• **WHAT NEEDS TO BE DONE**
Of the lines listed below, return exactly those that run from the line containing "Clone this chart in matplotlib." through the line containing "plt.rcParams['axes.unicode_minus'] = False", both included.

begin SUPPLIED RECORDS

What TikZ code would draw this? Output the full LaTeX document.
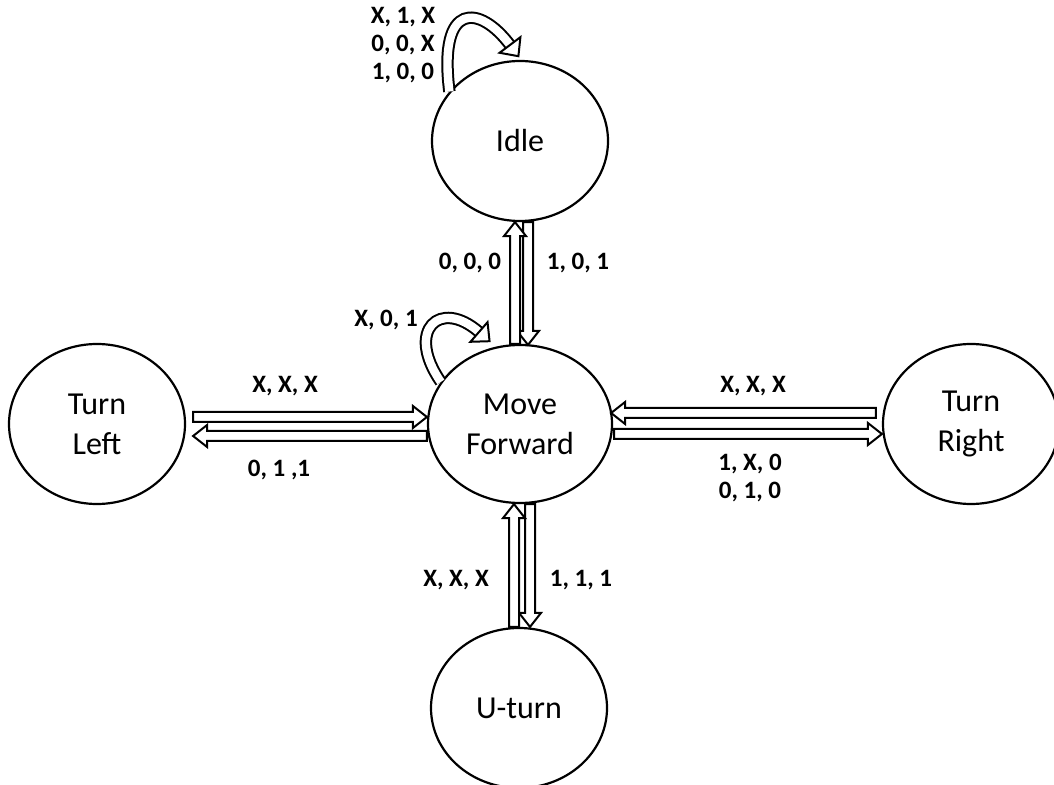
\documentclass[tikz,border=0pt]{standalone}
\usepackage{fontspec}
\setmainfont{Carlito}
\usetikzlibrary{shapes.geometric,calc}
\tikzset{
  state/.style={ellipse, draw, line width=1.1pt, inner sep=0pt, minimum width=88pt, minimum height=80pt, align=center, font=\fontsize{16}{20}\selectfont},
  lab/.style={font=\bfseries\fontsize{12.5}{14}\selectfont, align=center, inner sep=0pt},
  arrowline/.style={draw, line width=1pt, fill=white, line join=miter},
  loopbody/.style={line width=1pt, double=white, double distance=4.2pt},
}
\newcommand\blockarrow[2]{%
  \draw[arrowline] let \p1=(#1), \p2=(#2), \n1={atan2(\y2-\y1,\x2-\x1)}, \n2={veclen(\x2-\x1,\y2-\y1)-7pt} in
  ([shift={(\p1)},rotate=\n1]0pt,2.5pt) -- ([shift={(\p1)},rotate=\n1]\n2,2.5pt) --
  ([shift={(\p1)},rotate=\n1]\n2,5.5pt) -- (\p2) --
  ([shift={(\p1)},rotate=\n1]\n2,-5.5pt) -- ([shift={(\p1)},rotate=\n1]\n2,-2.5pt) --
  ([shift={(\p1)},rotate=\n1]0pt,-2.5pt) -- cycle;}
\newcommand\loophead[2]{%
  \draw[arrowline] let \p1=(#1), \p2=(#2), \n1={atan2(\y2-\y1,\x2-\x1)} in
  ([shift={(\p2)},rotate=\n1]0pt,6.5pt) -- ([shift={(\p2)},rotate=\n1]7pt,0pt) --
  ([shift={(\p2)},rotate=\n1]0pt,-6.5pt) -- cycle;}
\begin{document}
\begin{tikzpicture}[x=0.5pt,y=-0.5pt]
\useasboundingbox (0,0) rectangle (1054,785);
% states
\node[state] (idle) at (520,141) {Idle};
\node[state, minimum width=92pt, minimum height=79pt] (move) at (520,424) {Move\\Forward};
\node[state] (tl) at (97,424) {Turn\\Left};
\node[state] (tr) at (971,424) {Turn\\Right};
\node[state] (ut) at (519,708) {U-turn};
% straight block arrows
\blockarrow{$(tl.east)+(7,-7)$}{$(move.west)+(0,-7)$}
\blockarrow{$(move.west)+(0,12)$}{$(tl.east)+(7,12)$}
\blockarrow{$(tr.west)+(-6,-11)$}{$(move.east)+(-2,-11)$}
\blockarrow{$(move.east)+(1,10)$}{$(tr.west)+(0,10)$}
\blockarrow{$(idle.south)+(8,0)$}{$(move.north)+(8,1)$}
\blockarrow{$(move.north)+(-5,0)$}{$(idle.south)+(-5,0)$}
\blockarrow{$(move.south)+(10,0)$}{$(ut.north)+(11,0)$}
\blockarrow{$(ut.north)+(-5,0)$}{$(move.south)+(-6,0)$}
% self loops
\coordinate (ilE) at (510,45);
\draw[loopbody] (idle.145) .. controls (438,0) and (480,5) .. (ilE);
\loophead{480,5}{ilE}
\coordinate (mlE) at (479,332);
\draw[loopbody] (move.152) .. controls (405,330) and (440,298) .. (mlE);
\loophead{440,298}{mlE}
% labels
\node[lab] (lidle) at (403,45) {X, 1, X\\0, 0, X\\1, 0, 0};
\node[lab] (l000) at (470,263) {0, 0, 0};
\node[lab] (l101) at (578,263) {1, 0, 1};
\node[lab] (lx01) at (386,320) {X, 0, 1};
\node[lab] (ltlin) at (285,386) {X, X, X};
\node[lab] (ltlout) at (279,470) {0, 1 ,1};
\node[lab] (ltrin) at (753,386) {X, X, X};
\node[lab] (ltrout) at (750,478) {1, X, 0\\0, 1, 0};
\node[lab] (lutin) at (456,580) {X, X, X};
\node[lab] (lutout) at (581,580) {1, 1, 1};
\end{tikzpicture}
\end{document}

end SUPPLIED RECORDS
begin SUPPLIED RECORDS

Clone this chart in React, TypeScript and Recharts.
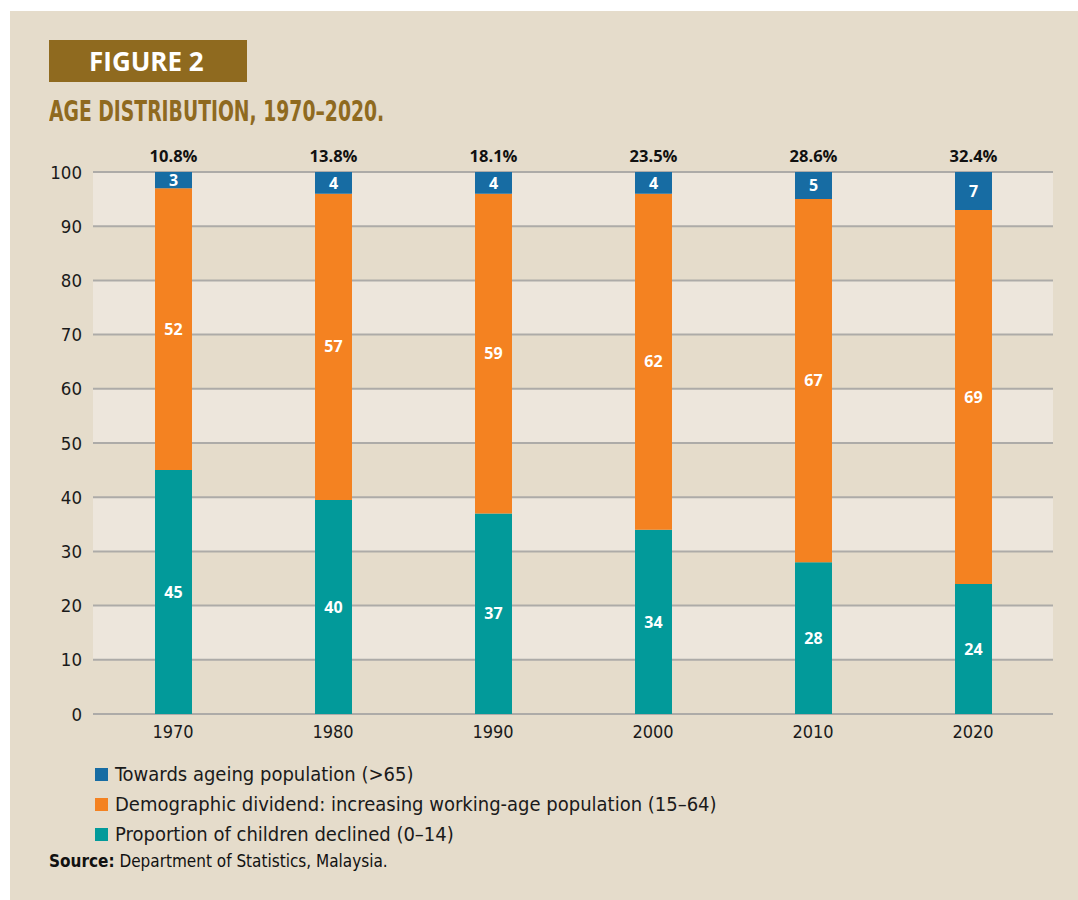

end SUPPLIED RECORDS
begin SUPPLIED RECORDS

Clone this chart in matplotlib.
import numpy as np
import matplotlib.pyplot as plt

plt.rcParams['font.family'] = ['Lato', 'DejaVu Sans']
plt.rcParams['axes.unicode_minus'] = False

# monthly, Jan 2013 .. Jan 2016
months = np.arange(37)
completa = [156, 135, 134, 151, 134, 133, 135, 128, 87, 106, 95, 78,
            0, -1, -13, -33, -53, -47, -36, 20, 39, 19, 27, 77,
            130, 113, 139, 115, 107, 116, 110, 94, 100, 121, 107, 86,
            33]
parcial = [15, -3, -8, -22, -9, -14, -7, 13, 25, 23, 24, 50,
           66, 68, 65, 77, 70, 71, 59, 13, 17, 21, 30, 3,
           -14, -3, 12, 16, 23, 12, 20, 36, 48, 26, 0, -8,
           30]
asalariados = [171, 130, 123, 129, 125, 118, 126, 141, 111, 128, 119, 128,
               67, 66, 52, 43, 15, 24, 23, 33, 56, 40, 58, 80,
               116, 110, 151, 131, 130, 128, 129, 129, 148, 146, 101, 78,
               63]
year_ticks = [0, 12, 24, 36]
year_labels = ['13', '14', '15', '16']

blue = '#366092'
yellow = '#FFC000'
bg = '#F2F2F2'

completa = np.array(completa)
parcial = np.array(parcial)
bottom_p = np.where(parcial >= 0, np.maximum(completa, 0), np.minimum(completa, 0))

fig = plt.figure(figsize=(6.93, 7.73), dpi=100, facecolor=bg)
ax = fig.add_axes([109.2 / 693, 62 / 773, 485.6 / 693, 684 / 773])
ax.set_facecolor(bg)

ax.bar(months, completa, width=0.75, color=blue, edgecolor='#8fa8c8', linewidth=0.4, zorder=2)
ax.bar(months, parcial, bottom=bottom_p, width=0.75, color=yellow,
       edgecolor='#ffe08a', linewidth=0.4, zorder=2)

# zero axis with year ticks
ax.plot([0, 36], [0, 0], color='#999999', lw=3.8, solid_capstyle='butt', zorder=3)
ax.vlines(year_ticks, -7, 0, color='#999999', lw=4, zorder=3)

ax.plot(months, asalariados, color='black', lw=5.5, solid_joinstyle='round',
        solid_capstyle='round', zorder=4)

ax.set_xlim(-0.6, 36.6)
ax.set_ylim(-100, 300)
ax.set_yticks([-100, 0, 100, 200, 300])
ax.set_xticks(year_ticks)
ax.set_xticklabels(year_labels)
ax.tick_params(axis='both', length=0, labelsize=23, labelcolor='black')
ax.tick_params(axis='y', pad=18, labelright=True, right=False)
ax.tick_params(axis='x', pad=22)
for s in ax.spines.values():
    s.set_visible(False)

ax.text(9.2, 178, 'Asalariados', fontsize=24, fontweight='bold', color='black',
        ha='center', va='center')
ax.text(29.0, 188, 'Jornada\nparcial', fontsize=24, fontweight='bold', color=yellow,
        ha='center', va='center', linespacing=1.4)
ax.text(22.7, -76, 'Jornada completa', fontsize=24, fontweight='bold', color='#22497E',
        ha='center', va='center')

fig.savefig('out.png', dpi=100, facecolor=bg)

end SUPPLIED RECORDS

• **OUTPUT OF THE TASK**
Clone this chart in matplotlib.
import numpy as np
import matplotlib.pyplot as plt

plt.rcParams['font.family'] = ['Lato', 'DejaVu Sans']
plt.rcParams['axes.unicode_minus'] = False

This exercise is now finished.